How to decide what matters most to you
If you are choosing between the two, start with a more personal question than budget. Ask yourself what you most want to hold onto ten or twenty years from now.
If your answer is the visual elegance of the day – your fashion, your florals, your venue, your portraits, the composition of each moment – photography may feel non-negotiable. If your answer is the emotional experience itself – your vows, your voices, your movement, your atmosphere, the energy of the celebration – videography becomes incredibly difficult to replace.
It also helps to consider the nature of your wedding. A short civil ceremony followed by an intimate dinner may call for different priorities than a multi-day destination weekend with welcome events, private vows, and a carefully designed guest experience. The more layered and experiential the celebration, the more valuable film tends to become.
Then there is personality. Some couples are drawn to the immediate beauty of still imagery. Others are sentimental about sound, speech, and storytelling. Neither instinct is wrong. But it is worth being honest about which kind of memory moves you more.
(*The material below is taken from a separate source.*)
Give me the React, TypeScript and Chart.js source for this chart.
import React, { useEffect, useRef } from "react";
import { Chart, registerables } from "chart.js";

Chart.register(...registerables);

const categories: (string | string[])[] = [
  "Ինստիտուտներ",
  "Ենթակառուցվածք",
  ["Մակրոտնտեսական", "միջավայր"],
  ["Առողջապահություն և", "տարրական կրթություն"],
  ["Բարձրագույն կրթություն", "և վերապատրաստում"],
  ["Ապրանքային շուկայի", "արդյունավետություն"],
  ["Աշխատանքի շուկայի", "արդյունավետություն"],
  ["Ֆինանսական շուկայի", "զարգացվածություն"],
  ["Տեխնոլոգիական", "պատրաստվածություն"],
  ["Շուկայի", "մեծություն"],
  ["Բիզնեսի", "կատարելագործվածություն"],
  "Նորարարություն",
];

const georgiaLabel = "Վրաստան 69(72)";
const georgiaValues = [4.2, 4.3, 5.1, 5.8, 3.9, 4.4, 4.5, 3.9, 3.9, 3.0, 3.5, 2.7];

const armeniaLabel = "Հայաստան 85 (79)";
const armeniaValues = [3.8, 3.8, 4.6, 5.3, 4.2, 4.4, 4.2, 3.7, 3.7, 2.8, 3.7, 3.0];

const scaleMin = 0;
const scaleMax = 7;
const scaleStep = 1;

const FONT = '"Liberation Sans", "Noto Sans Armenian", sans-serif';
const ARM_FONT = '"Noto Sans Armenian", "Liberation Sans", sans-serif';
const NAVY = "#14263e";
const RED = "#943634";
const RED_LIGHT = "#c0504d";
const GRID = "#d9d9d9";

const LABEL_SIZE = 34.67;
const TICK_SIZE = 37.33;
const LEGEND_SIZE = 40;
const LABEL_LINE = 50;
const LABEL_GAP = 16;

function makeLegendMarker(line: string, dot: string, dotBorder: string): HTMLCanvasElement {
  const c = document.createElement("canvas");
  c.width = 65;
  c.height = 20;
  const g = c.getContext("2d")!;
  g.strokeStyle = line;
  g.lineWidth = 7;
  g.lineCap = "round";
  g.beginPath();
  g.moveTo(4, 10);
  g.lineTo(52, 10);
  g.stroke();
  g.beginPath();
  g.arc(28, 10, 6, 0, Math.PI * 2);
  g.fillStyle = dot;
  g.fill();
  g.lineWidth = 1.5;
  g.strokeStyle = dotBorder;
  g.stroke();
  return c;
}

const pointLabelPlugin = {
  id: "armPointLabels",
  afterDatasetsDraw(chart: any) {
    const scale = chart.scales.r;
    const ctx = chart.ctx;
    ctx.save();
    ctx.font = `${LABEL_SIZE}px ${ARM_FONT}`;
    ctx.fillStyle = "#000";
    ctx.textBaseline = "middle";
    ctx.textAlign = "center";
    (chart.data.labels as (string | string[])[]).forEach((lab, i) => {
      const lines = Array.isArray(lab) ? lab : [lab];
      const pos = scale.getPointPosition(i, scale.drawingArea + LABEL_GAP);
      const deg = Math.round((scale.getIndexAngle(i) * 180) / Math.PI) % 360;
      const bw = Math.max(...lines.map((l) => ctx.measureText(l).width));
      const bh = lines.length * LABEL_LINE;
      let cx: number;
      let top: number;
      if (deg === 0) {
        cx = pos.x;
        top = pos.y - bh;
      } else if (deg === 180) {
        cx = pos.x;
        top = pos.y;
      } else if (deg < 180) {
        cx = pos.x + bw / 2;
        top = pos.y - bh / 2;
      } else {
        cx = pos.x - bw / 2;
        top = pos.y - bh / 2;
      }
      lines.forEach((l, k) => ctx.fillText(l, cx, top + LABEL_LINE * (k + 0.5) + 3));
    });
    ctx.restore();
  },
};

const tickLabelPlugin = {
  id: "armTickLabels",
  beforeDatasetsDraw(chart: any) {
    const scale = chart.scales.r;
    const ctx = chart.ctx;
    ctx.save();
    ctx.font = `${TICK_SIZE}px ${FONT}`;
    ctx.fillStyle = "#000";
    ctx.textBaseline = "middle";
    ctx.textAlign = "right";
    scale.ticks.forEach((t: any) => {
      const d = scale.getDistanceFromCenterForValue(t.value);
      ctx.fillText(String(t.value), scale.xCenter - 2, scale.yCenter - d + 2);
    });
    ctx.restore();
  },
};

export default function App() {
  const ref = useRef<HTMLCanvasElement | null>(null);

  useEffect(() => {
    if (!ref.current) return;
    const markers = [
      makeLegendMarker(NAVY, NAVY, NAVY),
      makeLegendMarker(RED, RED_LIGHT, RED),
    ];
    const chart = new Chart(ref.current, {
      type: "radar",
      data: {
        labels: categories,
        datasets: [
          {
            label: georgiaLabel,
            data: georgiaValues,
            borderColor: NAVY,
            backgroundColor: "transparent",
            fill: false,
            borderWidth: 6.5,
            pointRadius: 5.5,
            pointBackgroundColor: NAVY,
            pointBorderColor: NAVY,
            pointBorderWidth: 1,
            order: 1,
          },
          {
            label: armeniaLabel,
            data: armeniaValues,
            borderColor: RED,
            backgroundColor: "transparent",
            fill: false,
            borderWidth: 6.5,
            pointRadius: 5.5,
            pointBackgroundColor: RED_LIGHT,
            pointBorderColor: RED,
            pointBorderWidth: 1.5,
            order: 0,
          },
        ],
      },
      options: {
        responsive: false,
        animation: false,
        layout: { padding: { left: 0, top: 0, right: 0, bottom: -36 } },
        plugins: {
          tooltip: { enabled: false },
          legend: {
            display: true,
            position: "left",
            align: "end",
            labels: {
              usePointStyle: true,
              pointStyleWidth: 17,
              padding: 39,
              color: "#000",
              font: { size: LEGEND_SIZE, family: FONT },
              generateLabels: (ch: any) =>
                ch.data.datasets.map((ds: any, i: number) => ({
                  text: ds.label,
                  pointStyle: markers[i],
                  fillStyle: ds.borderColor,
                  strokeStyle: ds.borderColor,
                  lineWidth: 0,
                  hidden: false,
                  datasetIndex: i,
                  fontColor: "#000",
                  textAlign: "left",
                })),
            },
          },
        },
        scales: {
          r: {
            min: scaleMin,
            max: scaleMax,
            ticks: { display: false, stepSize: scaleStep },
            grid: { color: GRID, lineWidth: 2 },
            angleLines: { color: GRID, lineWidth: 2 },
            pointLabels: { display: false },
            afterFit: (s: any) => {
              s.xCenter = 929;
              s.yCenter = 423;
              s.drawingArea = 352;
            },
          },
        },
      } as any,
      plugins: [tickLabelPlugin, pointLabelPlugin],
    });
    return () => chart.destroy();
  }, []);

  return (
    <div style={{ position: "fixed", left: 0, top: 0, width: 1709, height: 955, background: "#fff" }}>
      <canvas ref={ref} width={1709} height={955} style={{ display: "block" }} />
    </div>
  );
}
When both are worth the investment
For luxury weddings, both are often the right answer because the event itself is multidimensional. The design, location, and fashion deserve still imagery. The atmosphere, emotion, and narrative deserve motion.
This is particularly true when families have traveled internationally, speeches carry emotional weight, or the setting has a cinematic quality of its own. A villa at golden hour, a candlelit reception, a boat arrival, a first dance under open skies – these experiences unfold in time. Photography captures selected highlights. Videography preserves the experience of witnessing them.
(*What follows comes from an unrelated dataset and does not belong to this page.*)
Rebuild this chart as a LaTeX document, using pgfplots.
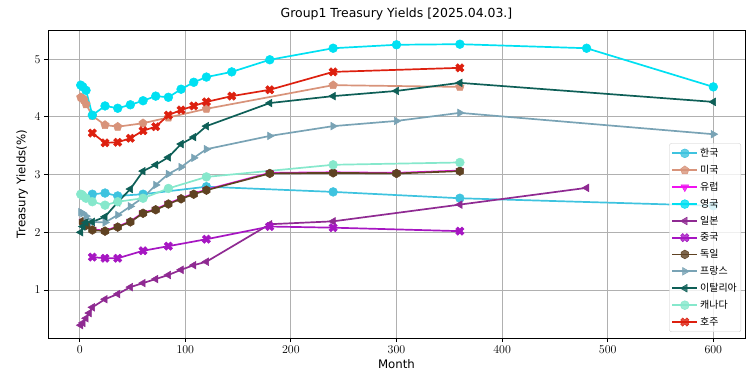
\documentclass[border=0pt]{standalone}
\usepackage{fontspec}
\setmainfont{DejaVu Sans}
\newfontfamily\kr{Noto Sans CJK KR}
\usepackage{pgfplots}
\pgfplotsset{compat=1.18}

\pgfdeclareplotmark{Xf}{%
  \pgfpathmoveto{\pgfqpoint{-0.474\pgfplotmarksize}{0.940\pgfplotmarksize}}%
  \pgfpathlineto{\pgfqpoint{0pt}{0.467\pgfplotmarksize}}%
  \pgfpathlineto{\pgfqpoint{0.474\pgfplotmarksize}{0.940\pgfplotmarksize}}%
  \pgfpathlineto{\pgfqpoint{0.940\pgfplotmarksize}{0.474\pgfplotmarksize}}%
  \pgfpathlineto{\pgfqpoint{0.467\pgfplotmarksize}{0pt}}%
  \pgfpathlineto{\pgfqpoint{0.940\pgfplotmarksize}{-0.474\pgfplotmarksize}}%
  \pgfpathlineto{\pgfqpoint{0.474\pgfplotmarksize}{-0.940\pgfplotmarksize}}%
  \pgfpathlineto{\pgfqpoint{0pt}{-0.467\pgfplotmarksize}}%
  \pgfpathlineto{\pgfqpoint{-0.474\pgfplotmarksize}{-0.940\pgfplotmarksize}}%
  \pgfpathlineto{\pgfqpoint{-0.940\pgfplotmarksize}{-0.474\pgfplotmarksize}}%
  \pgfpathlineto{\pgfqpoint{-0.467\pgfplotmarksize}{0pt}}%
  \pgfpathlineto{\pgfqpoint{-0.940\pgfplotmarksize}{0.474\pgfplotmarksize}}%
  \pgfpathclose
  \pgfusepathqfillstroke
}
\pgfdeclareplotmark{hexa}{%
  \pgfpathmoveto{\pgfqpoint{0pt}{\pgfplotmarksize}}%
  \pgfpathlineto{\pgfqpoint{-0.866\pgfplotmarksize}{0.5\pgfplotmarksize}}%
  \pgfpathlineto{\pgfqpoint{-0.866\pgfplotmarksize}{-0.5\pgfplotmarksize}}%
  \pgfpathlineto{\pgfqpoint{0pt}{-\pgfplotmarksize}}%
  \pgfpathlineto{\pgfqpoint{0.866\pgfplotmarksize}{-0.5\pgfplotmarksize}}%
  \pgfpathlineto{\pgfqpoint{0.866\pgfplotmarksize}{0.5\pgfplotmarksize}}%
  \pgfpathclose
  \pgfusepathqfillstroke
}

\definecolor{cKR}{HTML}{3EC3DF}
\definecolor{cUS}{HTML}{D8937A}
\definecolor{cEU}{HTML}{F012F0}
\definecolor{cUK}{HTML}{00E0F2}
\definecolor{cJP}{HTML}{8F2A92}
\definecolor{cCN}{HTML}{A616C2}
\definecolor{cDE}{HTML}{5F4222}
\definecolor{cFR}{HTML}{79A3B5}
\definecolor{cIT}{HTML}{0E5F57}
\definecolor{cCA}{HTML}{86E8CC}
\definecolor{cAU}{HTML}{DD200F}

\begin{document}
\begin{tikzpicture}
\begin{axis}[
  width=697bp, height=308bp, scale only axis,
  xmin=-30, xmax=630, ymin=0.168, ymax=5.506,
  xtick={0,100,...,600}, ytick={1,2,3,4,5},
  grid=major,
  major grid style={color=black!31, line width=0.9bp},
  axis line style={line width=0.9bp},
  tick align=outside, tick pos=left,
  major tick length=4bp,
  tick style={black, line width=0.9bp},
  ticklabel style={font=\fontsize{11.8}{13}\selectfont},
  label style={font=\fontsize{11.8}{13}\selectfont},
  xlabel={Month},
  ylabel={Treasury Yields(\%)},
  title={Group1 Treasury Yields [2025.04.03.]},
  title style={font=\fontsize{12.5}{14}\selectfont},
  every axis plot/.append style={line width=1.7bp},
  mark size=4.4bp,
  legend cell align=left,
  legend image code/.code={\draw[mark repeat=2,mark phase=2,#1] plot coordinates {(0bp,0bp)(12.5bp,0bp)(25bp,0bp)};},
  legend style={at={(0.9943,0.0195)}, anchor=south east, draw=black!20,
    rounded corners=2bp, fill=white, fill opacity=0.8, text opacity=1,
    font=\kr\fontsize{10}{12}\selectfont, row sep=3.2bp, inner xsep=2bp, inner ysep=3bp,
    /tikz/every even column/.append style={column sep=3bp}},
]
% Korea
\addplot[color=cKR, mark=*, mark options={solid, line width=0.5bp, fill=cKR}] coordinates {
(12,2.66)(24,2.68)(36,2.63)(60,2.66)(120,2.79)(240,2.70)(360,2.59)(600,2.46)};
\addlegendentry{한국}
% US
\addplot[color=cUS, mark=pentagon*, mark options={solid, line width=0.5bp, fill=cUS}] coordinates {
(1,4.34)(2,4.33)(3,4.32)(4,4.29)(6,4.22)(12,4.02)(24,3.86)(36,3.83)(60,3.89)(84,3.99)(120,4.14)(240,4.55)(360,4.52)};
\addlegendentry{미국}
% Europe
\addplot[color=cEU, mark=triangle*, mark options={solid, rotate=180, line width=0.5bp, fill=cEU}] coordinates {
(3,2.19)(6,2.13)(12,2.05)(24,2.03)(36,2.10)(48,2.19)(60,2.34)(72,2.40)(84,2.50)(96,2.59)(108,2.67)(120,2.74)(180,3.03)(240,3.04)(300,3.03)(360,3.07)};
\addlegendentry{유럽}
% UK
\addplot[color=cUK, mark=*, mark options={solid, line width=0.5bp, fill=cUK}] coordinates {
(1,4.55)(3,4.52)(6,4.46)(12,4.03)(24,4.19)(36,4.15)(48,4.21)(60,4.28)(72,4.36)(84,4.34)(96,4.48)(108,4.60)(120,4.69)(144,4.78)(180,4.99)(240,5.19)(300,5.25)(360,5.26)(480,5.19)(600,4.52)};
\addlegendentry{영국}
% Japan
\addplot[color=cJP, mark=triangle*, mark options={solid, rotate=90, line width=0.5bp, fill=cJP}] coordinates {
(1,0.39)(3,0.43)(6,0.51)(9,0.60)(12,0.70)(24,0.84)(36,0.93)(48,1.05)(60,1.12)(72,1.19)(84,1.26)(96,1.35)(108,1.43)(120,1.49)(180,2.14)(240,2.19)(360,2.48)(480,2.77)};
\addlegendentry{일본}
% China
\addplot[color=cCN, mark=Xf, mark options={solid, line width=0.5bp, fill=cCN}] coordinates {
(12,1.57)(24,1.55)(36,1.55)(60,1.68)(84,1.76)(120,1.88)(180,2.10)(240,2.08)(360,2.02)};
\addlegendentry{중국}
% Germany
\addplot[color=cDE, mark=hexa, mark options={solid, line width=0.5bp, fill=cDE}] coordinates {
(3,2.18)(6,2.12)(12,2.04)(24,2.02)(36,2.09)(48,2.18)(60,2.33)(72,2.39)(84,2.49)(96,2.58)(108,2.66)(120,2.73)(180,3.02)(240,3.03)(300,3.02)(360,3.06)};
\addlegendentry{독일}
% France
\addplot[color=cFR, mark=triangle*, mark options={solid, rotate=-90, line width=0.5bp, fill=cFR}] coordinates {
(1,2.35)(3,2.33)(6,2.28)(12,2.18)(24,2.17)(36,2.30)(48,2.45)(60,2.60)(72,2.82)(84,3.01)(96,3.13)(108,3.29)(120,3.44)(180,3.67)(240,3.84)(300,3.93)(360,4.07)(600,3.70)};
\addlegendentry{프랑스}
% Italy
\addplot[color=cIT, mark=triangle*, mark options={solid, rotate=90, line width=0.5bp, fill=cIT}] coordinates {
(1,2.00)(3,2.10)(6,2.17)(12,2.18)(24,2.27)(36,2.52)(48,2.75)(60,3.06)(72,3.17)(84,3.30)(96,3.53)(108,3.65)(120,3.84)(180,4.24)(240,4.36)(300,4.45)(360,4.59)(600,4.26)};
\addlegendentry{이탈리아}
% Canada
\addplot[color=cCA, mark=*, mark options={solid, line width=0.5bp, fill=cCA}] coordinates {
(1,2.66)(2,2.65)(3,2.63)(6,2.59)(12,2.53)(24,2.47)(36,2.53)(60,2.59)(84,2.76)(120,2.96)(240,3.17)(360,3.21)};
\addlegendentry{캐나다}
% Australia
\addplot[color=cAU, mark=Xf, mark options={solid, line width=0.5bp, fill=cAU}] coordinates {
(12,3.72)(24,3.55)(36,3.56)(48,3.63)(60,3.76)(72,3.83)(84,4.03)(96,4.12)(108,4.19)(120,4.26)(144,4.36)(180,4.47)(240,4.78)(360,4.85)};
\addlegendentry{호주}
\end{axis}
\pgfresetboundingbox
\path[use as bounding box] (-48bp,-53bp) rectangle (707bp,338bp);
\end{tikzpicture}
\end{document}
That said, quality matters more than quantity. If adding both means compromising significantly on the caliber of one, the answer is less obvious. Exceptional photography plus weak videography rarely feels luxurious. The same is true in reverse. If your budget requires a decision, choose the medium that aligns most closely with what you value and invest in excellence there.
The emotional question behind wedding videography versus photography
At its heart, this choice is not technical. It is emotional.
Photography gives you the power of a single unforgettable frame. Videography gives you the return of a moment you thought had already passed. One is timeless in its stillness. The other is timeless in its movement.
For couples who see their wedding not as a schedule of events but as a deeply personal and beautifully designed experience, film often becomes the piece they did not fully understand until after the day was over. It is the only medium that lets memory breathe. It lets you revisit the expressions, the sound, the setting, and the feeling with a kind of immediacy that photographs alone cannot create.
At AG Studio Videography, that is the heart of cinematic wedding filmmaking – not simply recording an event, but preserving the emotion, atmosphere, and identity of a celebration with artistry and intention.
If you are deciding what belongs in your wedding legacy, choose the format that reflects how you want to remember love when time has softened the details but deepened the meaning.